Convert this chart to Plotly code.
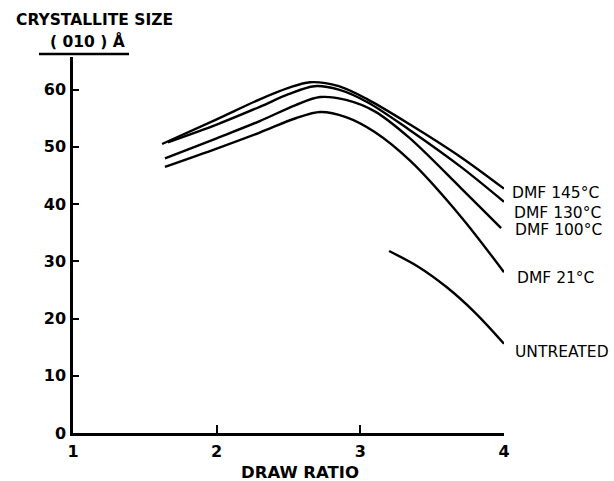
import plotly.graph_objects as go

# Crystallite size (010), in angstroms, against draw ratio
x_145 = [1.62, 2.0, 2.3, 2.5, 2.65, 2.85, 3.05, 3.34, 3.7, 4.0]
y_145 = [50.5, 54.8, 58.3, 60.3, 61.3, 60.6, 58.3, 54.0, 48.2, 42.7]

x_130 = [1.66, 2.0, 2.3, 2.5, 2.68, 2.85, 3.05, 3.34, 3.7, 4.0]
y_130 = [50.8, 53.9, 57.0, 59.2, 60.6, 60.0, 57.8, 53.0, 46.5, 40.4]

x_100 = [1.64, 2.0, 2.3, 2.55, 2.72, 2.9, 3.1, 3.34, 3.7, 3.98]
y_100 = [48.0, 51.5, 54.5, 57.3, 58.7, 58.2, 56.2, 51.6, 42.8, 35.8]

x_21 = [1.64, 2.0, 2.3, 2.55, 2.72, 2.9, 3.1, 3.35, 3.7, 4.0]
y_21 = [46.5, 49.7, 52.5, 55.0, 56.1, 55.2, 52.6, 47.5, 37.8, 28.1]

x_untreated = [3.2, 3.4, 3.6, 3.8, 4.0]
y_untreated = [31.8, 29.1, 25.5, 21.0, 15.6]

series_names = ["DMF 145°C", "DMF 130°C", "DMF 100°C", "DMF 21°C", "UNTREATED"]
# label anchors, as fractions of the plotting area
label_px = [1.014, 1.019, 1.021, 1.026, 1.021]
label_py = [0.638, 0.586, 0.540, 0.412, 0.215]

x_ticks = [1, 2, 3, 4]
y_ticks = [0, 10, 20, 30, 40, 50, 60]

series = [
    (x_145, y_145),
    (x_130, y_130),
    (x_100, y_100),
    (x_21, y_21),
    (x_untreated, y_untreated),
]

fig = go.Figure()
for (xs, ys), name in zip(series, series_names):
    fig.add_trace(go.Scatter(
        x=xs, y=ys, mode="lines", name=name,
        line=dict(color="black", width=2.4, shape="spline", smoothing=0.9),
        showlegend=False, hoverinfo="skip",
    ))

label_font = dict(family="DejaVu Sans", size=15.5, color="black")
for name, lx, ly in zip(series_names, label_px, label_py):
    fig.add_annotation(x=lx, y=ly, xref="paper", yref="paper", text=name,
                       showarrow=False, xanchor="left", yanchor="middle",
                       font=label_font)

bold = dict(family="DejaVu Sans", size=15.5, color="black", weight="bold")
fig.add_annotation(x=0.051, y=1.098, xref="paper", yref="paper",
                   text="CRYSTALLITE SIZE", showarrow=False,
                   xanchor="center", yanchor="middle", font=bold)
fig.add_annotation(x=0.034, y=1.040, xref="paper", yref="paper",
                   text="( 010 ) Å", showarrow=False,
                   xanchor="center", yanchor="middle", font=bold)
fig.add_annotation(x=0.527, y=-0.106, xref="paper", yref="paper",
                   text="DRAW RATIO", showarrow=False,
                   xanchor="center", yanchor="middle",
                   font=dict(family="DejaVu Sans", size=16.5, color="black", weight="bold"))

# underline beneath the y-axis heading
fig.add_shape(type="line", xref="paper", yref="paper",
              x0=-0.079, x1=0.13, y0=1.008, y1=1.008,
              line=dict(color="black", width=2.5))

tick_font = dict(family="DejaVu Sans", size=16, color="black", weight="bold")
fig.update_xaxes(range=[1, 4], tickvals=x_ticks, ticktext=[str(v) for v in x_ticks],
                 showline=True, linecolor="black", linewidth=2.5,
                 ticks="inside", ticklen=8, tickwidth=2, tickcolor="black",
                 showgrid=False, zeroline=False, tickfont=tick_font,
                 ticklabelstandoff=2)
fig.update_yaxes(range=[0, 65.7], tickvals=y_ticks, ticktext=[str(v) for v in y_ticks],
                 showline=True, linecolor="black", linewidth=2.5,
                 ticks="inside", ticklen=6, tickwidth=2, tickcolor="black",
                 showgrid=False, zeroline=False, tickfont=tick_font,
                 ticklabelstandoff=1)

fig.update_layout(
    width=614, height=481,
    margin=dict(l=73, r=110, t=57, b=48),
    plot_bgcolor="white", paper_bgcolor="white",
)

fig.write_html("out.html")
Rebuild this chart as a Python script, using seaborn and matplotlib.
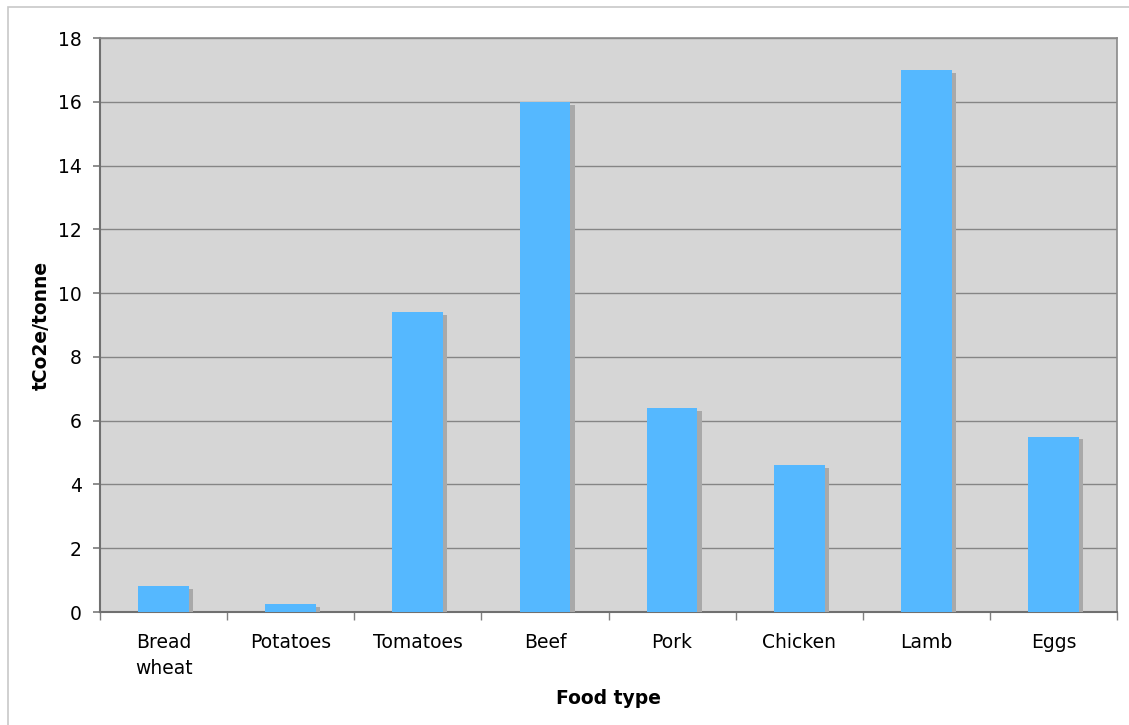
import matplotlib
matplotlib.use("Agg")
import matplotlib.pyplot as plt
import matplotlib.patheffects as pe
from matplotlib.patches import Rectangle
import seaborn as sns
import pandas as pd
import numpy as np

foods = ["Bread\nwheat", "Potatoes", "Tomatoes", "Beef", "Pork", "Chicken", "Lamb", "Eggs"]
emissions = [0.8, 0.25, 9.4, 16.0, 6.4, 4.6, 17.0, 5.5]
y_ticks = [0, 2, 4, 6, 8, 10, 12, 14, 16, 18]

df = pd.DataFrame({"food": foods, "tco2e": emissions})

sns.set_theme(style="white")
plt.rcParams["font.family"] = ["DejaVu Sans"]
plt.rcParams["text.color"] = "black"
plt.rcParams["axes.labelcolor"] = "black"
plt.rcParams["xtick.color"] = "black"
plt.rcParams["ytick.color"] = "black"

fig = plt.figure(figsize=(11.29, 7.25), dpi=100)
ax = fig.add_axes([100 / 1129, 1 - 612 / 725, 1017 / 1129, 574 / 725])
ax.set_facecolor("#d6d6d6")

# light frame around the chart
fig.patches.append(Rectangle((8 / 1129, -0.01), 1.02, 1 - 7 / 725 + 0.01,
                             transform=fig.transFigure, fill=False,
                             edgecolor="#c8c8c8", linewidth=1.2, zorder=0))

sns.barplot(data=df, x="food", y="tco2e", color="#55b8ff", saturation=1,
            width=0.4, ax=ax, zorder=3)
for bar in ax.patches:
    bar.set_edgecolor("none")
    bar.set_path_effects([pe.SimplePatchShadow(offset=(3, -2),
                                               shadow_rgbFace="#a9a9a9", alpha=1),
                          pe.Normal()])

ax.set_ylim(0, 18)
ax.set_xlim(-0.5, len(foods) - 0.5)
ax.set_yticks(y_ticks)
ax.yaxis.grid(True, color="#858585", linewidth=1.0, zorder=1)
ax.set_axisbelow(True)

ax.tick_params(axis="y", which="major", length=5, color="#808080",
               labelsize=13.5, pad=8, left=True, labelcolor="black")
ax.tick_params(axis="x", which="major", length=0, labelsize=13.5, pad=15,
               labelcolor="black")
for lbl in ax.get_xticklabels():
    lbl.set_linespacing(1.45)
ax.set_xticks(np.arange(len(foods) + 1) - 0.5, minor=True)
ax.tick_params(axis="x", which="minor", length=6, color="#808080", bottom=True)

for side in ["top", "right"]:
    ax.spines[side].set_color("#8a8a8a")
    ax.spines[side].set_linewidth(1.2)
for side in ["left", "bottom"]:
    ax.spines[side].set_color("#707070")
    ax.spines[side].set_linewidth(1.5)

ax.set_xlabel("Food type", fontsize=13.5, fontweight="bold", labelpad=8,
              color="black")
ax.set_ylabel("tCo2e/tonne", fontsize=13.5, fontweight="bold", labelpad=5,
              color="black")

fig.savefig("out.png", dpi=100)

### REQUIRED TASK:
Copy out, exactly, every line from the one that contains "Rebuild this chart" through the one that contains "ax.set_axisbelow(True)". Pictures stay out of the copy.

### EXERCISE SOLUTION:
Rebuild this chart as a Python script, using seaborn and matplotlib.
import matplotlib
matplotlib.use("Agg")
import matplotlib.pyplot as plt
import matplotlib.patheffects as pe
from matplotlib.patches import Rectangle
import seaborn as sns
import pandas as pd
import numpy as np

foods = ["Bread\nwheat", "Potatoes", "Tomatoes", "Beef", "Pork", "Chicken", "Lamb", "Eggs"]
emissions = [0.8, 0.25, 9.4, 16.0, 6.4, 4.6, 17.0, 5.5]
y_ticks = [0, 2, 4, 6, 8, 10, 12, 14, 16, 18]

df = pd.DataFrame({"food": foods, "tco2e": emissions})

sns.set_theme(style="white")
plt.rcParams["font.family"] = ["DejaVu Sans"]
plt.rcParams["text.color"] = "black"
plt.rcParams["axes.labelcolor"] = "black"
plt.rcParams["xtick.color"] = "black"
plt.rcParams["ytick.color"] = "black"

fig = plt.figure(figsize=(11.29, 7.25), dpi=100)
ax = fig.add_axes([100 / 1129, 1 - 612 / 725, 1017 / 1129, 574 / 725])
ax.set_facecolor("#d6d6d6")

# light frame around the chart
fig.patches.append(Rectangle((8 / 1129, -0.01), 1.02, 1 - 7 / 725 + 0.01,
                             transform=fig.transFigure, fill=False,
                             edgecolor="#c8c8c8", linewidth=1.2, zorder=0))

sns.barplot(data=df, x="food", y="tco2e", color="#55b8ff", saturation=1,
            width=0.4, ax=ax, zorder=3)
for bar in ax.patches:
    bar.set_edgecolor("none")
    bar.set_path_effects([pe.SimplePatchShadow(offset=(3, -2),
                                               shadow_rgbFace="#a9a9a9", alpha=1),
                          pe.Normal()])

ax.set_ylim(0, 18)
ax.set_xlim(-0.5, len(foods) - 0.5)
ax.set_yticks(y_ticks)
ax.yaxis.grid(True, color="#858585", linewidth=1.0, zorder=1)
ax.set_axisbelow(True)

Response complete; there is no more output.